Your task.
Work out how many lines include "chart" and answer with that number only.

◆ ◆ ◆ ◆ ◆ ◆ ◆

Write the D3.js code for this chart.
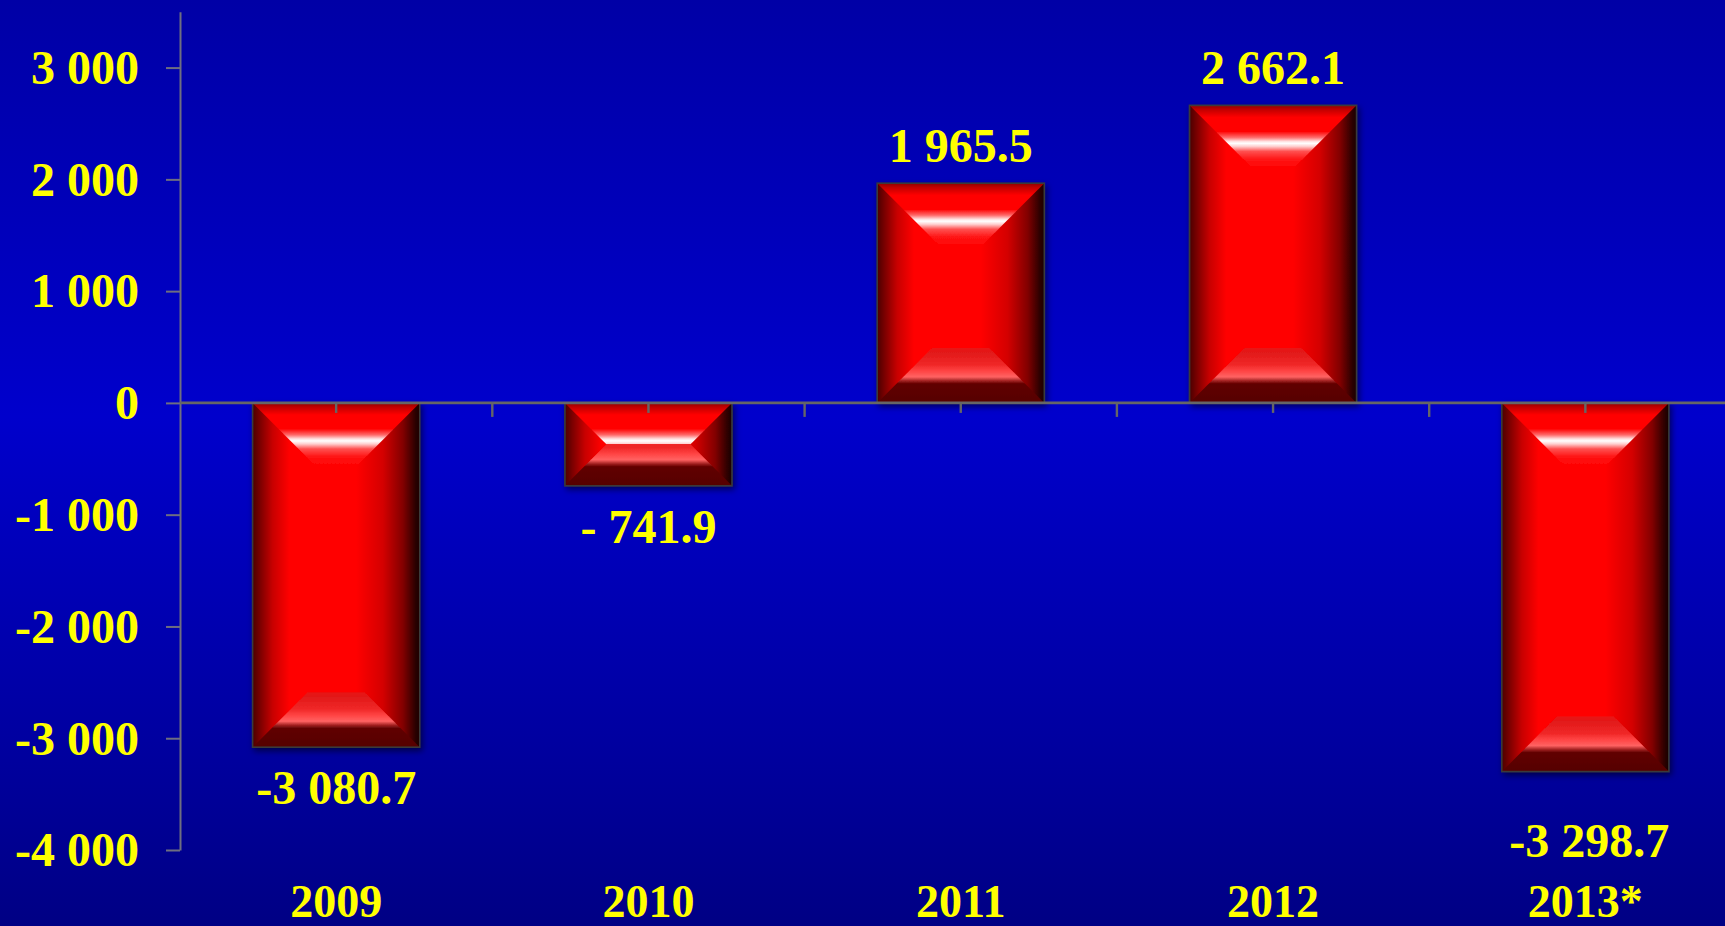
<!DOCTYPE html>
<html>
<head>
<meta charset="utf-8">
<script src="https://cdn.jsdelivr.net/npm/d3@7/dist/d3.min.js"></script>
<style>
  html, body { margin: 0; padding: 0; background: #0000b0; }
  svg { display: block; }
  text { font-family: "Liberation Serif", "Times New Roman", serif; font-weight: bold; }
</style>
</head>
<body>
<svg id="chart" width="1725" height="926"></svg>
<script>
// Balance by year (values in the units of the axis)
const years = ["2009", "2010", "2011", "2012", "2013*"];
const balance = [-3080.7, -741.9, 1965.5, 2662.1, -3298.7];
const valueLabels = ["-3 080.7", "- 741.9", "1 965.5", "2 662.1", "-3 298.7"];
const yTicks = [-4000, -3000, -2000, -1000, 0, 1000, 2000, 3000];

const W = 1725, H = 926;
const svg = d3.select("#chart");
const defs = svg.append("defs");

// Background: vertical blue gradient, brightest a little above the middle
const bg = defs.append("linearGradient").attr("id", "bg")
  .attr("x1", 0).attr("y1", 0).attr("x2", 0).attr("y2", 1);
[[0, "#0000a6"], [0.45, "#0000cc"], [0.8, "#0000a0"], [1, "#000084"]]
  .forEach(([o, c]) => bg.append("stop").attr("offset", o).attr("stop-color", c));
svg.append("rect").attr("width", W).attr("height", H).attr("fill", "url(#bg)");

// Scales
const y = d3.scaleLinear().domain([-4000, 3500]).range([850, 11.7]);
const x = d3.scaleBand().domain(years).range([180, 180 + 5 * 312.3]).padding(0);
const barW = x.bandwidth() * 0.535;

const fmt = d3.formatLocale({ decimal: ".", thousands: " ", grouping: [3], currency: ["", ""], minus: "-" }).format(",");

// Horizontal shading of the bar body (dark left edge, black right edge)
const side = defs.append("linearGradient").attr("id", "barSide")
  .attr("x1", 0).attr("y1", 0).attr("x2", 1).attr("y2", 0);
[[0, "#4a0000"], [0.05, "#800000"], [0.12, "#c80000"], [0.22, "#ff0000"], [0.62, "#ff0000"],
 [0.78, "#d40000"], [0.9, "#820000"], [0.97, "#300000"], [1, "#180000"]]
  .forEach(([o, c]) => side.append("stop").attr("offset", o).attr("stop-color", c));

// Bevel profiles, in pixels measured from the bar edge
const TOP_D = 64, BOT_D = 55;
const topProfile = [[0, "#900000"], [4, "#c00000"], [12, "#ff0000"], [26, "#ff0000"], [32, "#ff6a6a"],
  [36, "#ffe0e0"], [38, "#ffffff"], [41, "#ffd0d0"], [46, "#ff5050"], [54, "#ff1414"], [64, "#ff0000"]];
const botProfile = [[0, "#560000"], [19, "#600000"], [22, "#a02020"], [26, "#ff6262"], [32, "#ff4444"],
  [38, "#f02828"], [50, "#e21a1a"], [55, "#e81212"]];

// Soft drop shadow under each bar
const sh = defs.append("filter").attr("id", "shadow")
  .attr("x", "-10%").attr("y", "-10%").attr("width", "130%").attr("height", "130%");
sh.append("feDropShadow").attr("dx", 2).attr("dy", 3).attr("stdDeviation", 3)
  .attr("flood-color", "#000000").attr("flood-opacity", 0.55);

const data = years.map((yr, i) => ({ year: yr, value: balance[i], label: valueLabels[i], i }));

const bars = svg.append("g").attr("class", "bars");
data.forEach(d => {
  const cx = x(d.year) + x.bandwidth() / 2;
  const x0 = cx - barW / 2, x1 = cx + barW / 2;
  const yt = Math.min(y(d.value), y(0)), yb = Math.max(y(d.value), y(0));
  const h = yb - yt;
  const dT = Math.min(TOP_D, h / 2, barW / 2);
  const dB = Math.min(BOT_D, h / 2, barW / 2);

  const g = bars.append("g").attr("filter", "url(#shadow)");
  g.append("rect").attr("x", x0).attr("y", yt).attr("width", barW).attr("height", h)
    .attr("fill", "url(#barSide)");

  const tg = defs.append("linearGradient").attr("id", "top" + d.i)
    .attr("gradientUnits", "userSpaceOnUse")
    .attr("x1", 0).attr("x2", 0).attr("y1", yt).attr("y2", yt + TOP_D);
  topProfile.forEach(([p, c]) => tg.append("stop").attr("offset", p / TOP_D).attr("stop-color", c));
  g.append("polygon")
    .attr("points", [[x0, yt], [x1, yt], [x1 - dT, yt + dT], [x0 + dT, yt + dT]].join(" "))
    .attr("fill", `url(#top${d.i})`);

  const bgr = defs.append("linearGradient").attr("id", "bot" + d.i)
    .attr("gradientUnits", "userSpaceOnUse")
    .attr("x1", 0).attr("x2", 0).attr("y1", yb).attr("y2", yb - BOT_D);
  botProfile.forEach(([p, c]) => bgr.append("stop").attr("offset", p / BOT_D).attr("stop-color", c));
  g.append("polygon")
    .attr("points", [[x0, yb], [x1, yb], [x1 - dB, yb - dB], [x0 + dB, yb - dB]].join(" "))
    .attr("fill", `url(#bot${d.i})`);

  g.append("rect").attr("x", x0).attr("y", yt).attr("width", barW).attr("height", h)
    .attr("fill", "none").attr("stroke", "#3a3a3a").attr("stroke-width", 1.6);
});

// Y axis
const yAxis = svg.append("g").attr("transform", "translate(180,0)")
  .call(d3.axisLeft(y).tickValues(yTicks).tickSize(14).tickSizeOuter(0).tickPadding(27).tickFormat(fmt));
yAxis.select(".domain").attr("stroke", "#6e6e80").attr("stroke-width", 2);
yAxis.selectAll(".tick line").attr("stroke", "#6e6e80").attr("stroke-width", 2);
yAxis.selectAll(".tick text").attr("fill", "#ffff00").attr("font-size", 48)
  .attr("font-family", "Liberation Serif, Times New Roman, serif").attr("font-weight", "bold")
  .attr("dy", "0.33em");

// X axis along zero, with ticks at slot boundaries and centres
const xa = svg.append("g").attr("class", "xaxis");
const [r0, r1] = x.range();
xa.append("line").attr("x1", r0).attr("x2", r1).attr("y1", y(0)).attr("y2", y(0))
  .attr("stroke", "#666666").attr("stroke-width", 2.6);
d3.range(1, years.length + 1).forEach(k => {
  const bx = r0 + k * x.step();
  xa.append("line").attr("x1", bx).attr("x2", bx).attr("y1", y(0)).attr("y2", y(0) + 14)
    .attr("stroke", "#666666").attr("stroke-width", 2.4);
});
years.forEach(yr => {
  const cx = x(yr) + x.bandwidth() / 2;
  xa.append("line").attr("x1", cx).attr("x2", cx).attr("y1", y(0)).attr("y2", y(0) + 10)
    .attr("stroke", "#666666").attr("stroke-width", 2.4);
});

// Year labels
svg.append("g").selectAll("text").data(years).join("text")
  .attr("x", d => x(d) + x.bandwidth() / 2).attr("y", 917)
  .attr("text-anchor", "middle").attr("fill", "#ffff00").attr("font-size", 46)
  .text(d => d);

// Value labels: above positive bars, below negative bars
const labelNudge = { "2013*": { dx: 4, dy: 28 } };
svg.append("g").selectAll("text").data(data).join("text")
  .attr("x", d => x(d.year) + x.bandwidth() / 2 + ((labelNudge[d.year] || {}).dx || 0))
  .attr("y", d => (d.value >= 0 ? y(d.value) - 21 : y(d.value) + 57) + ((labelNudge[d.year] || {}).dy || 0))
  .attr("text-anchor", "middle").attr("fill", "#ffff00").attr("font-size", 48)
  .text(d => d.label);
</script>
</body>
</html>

◆ ◆ ◆ ◆ ◆ ◆ ◆

Written response.
3